#### [Exercise material]
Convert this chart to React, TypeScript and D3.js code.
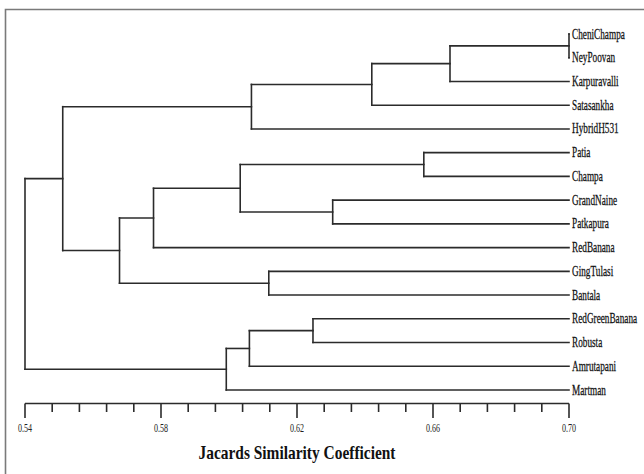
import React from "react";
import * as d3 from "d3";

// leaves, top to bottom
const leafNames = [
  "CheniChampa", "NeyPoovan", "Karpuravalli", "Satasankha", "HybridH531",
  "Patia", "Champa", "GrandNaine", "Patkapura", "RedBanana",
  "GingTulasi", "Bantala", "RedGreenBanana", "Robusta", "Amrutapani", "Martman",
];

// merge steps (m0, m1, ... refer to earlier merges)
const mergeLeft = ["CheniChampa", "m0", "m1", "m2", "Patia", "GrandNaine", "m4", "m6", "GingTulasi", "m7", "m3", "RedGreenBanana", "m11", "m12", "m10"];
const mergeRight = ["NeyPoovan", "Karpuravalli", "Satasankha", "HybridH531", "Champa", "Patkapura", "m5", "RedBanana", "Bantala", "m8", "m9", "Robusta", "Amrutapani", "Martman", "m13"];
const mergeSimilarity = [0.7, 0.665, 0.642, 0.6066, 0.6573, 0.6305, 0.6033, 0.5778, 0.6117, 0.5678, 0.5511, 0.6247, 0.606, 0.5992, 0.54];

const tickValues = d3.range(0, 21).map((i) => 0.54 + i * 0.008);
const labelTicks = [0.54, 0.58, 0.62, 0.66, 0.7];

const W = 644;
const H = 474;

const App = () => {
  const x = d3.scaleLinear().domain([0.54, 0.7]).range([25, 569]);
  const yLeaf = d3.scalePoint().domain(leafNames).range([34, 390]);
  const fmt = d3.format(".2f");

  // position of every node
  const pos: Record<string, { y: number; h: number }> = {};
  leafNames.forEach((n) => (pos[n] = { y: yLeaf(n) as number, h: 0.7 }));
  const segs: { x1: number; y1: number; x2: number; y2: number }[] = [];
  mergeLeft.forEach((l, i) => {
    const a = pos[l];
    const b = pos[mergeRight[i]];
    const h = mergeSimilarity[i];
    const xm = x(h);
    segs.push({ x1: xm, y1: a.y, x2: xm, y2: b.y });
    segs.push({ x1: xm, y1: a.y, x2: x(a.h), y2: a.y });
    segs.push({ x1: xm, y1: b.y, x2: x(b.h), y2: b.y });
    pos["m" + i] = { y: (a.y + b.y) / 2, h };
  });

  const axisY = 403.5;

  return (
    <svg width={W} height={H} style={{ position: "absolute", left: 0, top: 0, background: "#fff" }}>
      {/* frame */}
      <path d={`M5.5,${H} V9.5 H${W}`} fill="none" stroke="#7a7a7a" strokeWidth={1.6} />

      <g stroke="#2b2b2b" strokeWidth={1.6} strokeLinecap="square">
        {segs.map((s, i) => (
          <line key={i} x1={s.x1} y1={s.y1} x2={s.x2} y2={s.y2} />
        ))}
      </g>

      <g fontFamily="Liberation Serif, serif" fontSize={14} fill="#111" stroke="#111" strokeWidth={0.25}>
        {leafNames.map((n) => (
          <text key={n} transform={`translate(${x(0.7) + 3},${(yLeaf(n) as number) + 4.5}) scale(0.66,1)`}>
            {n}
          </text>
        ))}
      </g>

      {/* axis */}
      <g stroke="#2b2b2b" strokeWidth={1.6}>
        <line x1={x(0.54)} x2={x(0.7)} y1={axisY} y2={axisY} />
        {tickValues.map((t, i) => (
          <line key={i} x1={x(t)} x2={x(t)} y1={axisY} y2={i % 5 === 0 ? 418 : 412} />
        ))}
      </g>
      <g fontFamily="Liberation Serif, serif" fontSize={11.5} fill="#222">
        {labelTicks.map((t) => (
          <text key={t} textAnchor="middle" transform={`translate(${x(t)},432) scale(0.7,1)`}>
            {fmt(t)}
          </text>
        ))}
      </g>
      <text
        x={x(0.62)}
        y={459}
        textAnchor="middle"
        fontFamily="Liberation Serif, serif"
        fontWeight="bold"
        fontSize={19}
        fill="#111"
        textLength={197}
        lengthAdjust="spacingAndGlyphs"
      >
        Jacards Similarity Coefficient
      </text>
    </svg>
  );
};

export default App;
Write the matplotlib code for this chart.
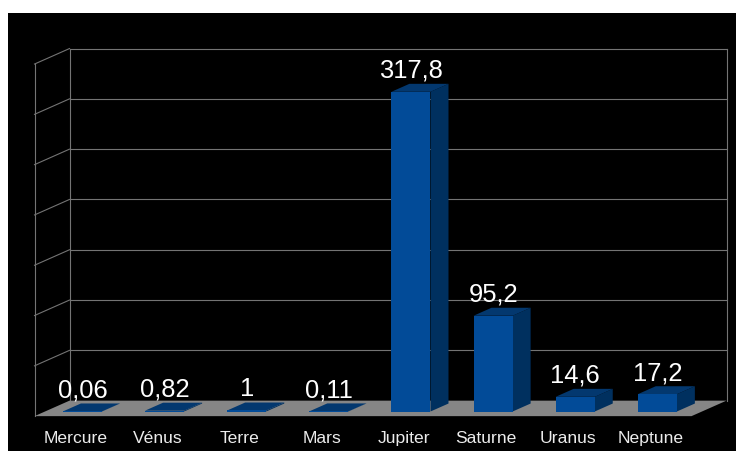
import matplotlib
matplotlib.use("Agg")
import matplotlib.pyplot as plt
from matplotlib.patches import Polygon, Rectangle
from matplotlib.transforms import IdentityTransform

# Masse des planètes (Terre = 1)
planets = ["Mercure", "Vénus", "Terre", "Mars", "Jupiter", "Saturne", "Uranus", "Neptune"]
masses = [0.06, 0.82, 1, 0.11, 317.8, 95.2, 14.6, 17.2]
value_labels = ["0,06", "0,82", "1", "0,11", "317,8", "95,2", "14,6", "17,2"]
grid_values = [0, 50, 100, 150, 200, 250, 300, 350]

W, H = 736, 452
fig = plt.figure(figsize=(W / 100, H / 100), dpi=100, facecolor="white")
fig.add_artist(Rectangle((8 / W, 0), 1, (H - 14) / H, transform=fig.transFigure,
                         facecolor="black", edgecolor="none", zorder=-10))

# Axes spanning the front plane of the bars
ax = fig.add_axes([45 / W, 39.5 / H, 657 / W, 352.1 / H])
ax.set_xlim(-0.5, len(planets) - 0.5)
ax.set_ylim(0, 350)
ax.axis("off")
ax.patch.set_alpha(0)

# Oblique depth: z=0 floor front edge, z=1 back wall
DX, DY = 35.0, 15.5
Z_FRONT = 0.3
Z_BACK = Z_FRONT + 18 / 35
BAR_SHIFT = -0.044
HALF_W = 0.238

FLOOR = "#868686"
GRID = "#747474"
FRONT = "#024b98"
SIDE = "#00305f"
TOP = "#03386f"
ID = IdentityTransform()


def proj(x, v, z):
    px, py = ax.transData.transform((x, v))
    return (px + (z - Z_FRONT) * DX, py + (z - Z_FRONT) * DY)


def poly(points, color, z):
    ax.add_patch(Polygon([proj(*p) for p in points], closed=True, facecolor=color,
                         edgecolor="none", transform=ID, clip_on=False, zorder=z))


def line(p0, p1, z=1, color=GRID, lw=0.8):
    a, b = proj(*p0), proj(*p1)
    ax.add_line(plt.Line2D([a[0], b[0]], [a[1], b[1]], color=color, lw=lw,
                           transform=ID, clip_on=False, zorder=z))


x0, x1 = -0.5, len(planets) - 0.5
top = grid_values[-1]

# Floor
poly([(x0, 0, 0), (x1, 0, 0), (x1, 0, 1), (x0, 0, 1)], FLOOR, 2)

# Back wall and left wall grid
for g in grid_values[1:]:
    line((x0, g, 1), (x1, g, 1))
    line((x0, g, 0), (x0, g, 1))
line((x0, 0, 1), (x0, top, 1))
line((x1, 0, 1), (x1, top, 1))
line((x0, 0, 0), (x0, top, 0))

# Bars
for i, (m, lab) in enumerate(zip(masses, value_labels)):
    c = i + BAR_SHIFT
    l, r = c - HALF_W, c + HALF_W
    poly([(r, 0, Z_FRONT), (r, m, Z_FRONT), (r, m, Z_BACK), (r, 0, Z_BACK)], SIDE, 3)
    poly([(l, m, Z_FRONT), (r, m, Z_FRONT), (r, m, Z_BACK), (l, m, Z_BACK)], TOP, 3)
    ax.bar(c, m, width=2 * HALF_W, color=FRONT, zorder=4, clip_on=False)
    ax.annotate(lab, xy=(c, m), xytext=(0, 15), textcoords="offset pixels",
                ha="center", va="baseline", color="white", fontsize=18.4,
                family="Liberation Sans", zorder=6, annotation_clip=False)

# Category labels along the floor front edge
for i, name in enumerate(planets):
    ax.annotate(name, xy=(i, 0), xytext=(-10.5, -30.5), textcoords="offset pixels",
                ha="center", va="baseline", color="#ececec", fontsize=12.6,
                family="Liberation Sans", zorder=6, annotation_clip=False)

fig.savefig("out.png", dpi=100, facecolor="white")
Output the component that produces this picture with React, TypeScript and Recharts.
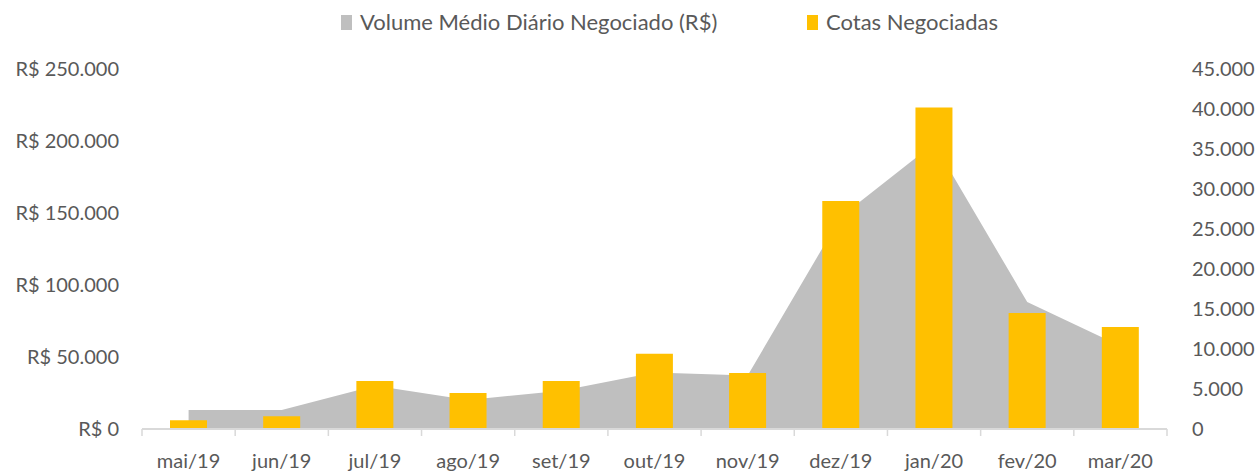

#### [The task]
Select all lines with the word "matplotlib" from the entries above.

#### [Written solution]
Write the matplotlib code for this chart.
import matplotlib
matplotlib.use("Agg")
import matplotlib.pyplot as plt
from matplotlib.patches import Polygon, Rectangle
from matplotlib.transforms import IdentityTransform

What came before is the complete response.